Task to carry out:
Repeat the span of the entries below that starts at the line with "Recreate this image" and ends at the line with "const pill='path://M19 0H48A19", nothing more. Skip the pictures.

***** Material supplied *****

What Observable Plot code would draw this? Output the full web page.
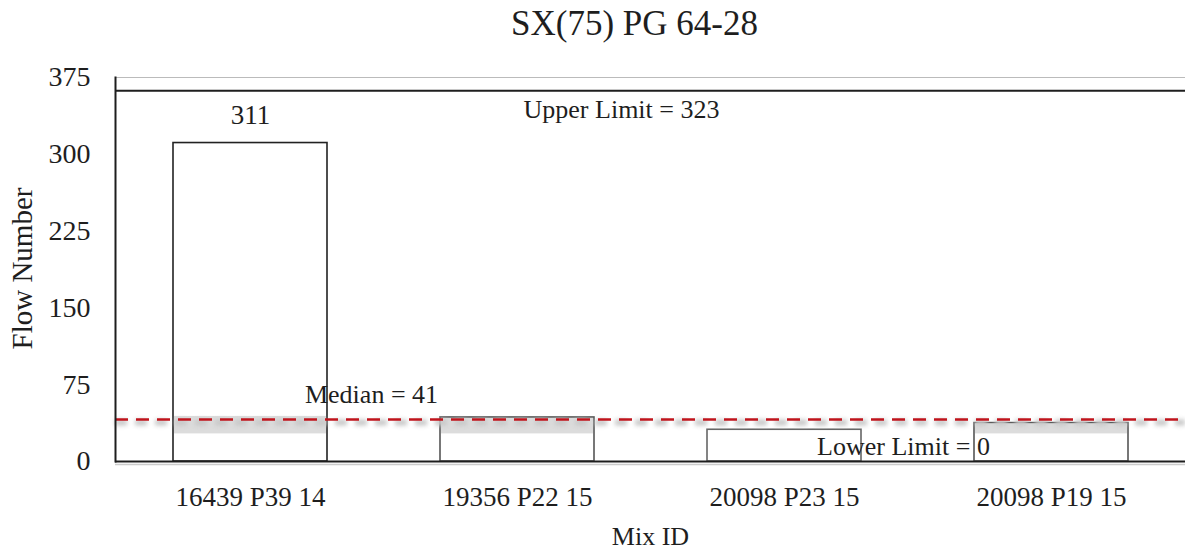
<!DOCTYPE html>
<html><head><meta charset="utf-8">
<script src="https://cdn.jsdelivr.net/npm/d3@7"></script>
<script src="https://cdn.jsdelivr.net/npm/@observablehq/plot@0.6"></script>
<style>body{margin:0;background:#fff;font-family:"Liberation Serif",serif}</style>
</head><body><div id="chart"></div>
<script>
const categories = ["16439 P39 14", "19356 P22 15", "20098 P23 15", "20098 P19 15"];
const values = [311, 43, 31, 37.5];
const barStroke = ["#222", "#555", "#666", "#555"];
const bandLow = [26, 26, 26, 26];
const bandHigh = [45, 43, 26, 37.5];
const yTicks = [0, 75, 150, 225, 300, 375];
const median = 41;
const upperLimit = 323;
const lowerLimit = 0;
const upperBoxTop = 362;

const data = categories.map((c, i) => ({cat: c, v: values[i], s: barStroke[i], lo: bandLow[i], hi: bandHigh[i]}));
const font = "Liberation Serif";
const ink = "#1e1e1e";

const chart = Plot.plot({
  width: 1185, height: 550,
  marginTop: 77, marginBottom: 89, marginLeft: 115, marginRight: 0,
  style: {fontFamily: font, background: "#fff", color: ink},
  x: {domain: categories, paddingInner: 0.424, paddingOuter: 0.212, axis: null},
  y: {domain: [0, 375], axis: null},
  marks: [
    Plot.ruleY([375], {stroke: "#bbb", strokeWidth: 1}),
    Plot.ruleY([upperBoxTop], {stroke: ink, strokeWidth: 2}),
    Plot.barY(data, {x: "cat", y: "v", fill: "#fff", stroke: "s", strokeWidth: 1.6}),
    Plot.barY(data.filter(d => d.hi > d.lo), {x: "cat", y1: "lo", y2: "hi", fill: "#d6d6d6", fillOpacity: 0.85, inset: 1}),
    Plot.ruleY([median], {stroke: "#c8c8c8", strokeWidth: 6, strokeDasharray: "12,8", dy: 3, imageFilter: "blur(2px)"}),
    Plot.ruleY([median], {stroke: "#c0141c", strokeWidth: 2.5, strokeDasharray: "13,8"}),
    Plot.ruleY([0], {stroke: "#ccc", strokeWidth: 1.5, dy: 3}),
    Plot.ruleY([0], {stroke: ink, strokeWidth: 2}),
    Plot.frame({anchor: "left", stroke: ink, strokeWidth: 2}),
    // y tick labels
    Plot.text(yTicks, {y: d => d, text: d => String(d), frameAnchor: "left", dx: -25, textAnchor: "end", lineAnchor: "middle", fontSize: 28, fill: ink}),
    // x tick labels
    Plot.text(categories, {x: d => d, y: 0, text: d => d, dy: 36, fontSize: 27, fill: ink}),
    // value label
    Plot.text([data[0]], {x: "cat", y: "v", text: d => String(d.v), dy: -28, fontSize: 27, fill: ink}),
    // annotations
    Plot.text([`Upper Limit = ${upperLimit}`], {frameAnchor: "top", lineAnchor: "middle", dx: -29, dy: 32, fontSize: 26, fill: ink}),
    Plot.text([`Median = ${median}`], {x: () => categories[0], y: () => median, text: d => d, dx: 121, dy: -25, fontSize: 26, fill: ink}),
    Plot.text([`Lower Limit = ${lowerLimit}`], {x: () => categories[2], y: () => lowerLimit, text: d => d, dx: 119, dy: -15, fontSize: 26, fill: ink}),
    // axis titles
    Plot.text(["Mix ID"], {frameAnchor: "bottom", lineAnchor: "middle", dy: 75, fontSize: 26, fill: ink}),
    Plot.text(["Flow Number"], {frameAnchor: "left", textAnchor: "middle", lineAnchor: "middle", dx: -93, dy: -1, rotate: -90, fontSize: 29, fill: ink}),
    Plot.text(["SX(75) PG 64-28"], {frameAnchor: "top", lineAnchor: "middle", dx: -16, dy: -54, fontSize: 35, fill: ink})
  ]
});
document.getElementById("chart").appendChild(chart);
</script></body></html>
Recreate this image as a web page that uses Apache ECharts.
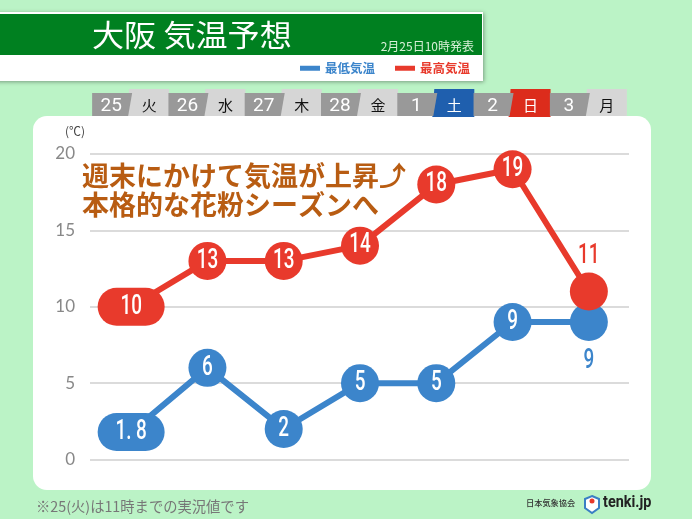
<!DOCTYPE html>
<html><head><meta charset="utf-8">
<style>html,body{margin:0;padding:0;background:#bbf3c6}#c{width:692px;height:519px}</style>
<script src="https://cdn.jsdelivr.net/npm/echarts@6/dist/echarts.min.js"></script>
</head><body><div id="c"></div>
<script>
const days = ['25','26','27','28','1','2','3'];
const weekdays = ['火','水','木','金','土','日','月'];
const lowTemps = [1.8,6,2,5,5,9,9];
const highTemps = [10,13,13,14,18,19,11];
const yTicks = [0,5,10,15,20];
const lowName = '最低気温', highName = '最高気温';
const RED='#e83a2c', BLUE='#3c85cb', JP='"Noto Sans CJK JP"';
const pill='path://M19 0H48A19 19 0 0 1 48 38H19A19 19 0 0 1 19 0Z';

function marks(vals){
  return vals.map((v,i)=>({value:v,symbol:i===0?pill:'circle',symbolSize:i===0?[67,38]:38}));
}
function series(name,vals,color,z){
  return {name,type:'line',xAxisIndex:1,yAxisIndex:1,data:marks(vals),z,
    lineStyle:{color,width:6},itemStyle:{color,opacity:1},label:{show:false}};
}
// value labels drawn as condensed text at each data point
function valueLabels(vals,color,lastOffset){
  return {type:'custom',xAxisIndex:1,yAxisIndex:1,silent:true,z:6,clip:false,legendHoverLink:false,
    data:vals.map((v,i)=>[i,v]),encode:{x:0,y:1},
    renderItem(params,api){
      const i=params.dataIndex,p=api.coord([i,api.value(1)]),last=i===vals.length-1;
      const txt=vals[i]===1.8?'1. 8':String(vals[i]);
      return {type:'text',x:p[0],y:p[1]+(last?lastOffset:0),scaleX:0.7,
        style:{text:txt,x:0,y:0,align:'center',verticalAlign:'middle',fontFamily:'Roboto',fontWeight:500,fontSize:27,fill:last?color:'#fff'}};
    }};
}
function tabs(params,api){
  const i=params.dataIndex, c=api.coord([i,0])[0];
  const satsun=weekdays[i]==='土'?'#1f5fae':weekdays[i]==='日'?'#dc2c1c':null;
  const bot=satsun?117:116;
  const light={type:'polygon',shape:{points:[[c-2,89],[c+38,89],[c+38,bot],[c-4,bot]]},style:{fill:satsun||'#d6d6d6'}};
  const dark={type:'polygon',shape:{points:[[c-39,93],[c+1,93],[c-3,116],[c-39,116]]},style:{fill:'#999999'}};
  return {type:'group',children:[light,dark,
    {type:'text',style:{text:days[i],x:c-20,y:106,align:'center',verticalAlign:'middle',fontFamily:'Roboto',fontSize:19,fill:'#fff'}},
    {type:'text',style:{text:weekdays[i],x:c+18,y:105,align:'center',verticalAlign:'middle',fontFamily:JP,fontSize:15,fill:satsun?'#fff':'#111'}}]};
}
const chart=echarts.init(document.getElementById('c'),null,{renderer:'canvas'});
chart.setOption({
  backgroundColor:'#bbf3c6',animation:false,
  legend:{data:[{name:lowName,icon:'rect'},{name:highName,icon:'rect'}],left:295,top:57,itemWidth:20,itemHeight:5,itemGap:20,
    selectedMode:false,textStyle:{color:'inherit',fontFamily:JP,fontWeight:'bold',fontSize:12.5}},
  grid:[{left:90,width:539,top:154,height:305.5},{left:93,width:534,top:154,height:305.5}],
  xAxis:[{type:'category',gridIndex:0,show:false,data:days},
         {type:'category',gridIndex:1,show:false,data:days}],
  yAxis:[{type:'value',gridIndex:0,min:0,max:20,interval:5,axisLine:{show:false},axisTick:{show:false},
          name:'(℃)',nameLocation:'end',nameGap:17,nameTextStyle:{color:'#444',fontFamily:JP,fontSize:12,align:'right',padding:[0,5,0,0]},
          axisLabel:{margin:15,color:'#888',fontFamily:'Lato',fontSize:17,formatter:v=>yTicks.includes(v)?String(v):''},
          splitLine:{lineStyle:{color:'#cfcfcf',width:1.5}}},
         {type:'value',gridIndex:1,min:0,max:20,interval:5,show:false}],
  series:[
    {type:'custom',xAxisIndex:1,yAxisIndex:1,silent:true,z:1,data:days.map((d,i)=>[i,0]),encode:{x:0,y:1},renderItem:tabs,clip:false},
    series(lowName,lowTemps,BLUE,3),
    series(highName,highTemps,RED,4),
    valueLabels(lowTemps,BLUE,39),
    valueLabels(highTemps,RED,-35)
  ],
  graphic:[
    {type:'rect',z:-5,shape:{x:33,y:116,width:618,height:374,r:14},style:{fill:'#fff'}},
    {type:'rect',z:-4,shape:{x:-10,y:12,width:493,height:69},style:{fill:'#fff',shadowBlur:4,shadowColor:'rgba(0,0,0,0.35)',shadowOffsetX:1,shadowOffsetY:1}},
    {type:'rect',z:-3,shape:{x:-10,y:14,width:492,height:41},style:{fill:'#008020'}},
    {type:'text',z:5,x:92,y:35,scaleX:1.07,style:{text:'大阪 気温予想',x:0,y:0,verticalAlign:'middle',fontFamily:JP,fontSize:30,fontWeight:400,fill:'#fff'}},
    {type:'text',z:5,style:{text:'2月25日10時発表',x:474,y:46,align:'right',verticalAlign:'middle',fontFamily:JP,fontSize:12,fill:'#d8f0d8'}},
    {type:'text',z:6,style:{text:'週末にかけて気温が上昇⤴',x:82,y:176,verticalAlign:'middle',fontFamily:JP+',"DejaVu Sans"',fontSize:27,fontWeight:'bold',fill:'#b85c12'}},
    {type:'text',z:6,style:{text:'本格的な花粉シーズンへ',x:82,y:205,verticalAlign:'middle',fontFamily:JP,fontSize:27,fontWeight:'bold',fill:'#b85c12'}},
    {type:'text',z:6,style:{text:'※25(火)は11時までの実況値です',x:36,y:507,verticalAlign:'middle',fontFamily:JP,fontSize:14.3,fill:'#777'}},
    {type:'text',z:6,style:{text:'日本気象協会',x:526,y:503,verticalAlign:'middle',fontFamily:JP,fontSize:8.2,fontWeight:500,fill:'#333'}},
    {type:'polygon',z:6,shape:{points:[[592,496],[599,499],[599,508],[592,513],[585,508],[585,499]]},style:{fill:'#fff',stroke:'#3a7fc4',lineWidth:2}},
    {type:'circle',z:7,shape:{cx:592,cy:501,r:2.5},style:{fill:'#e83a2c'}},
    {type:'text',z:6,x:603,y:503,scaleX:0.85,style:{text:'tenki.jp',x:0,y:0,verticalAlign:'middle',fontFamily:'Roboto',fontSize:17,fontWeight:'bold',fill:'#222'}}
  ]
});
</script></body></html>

*****

Task solution:
Recreate this image as a web page that uses Apache ECharts.
<!DOCTYPE html>
<html><head><meta charset="utf-8">
<style>html,body{margin:0;padding:0;background:#bbf3c6}#c{width:692px;height:519px}</style>
<script src="https://cdn.jsdelivr.net/npm/echarts@6/dist/echarts.min.js"></script>
</head><body><div id="c"></div>
<script>
const days = ['25','26','27','28','1','2','3'];
const weekdays = ['火','水','木','金','土','日','月'];
const lowTemps = [1.8,6,2,5,5,9,9];
const highTemps = [10,13,13,14,18,19,11];
const yTicks = [0,5,10,15,20];
const lowName = '最低気温', highName = '最高気温';
const RED='#e83a2c', BLUE='#3c85cb', JP='"Noto Sans CJK JP"';
const pill='path://M19 0H48A19 19 0 0 1 48 38H19A19 19 0 0 1 19 0Z';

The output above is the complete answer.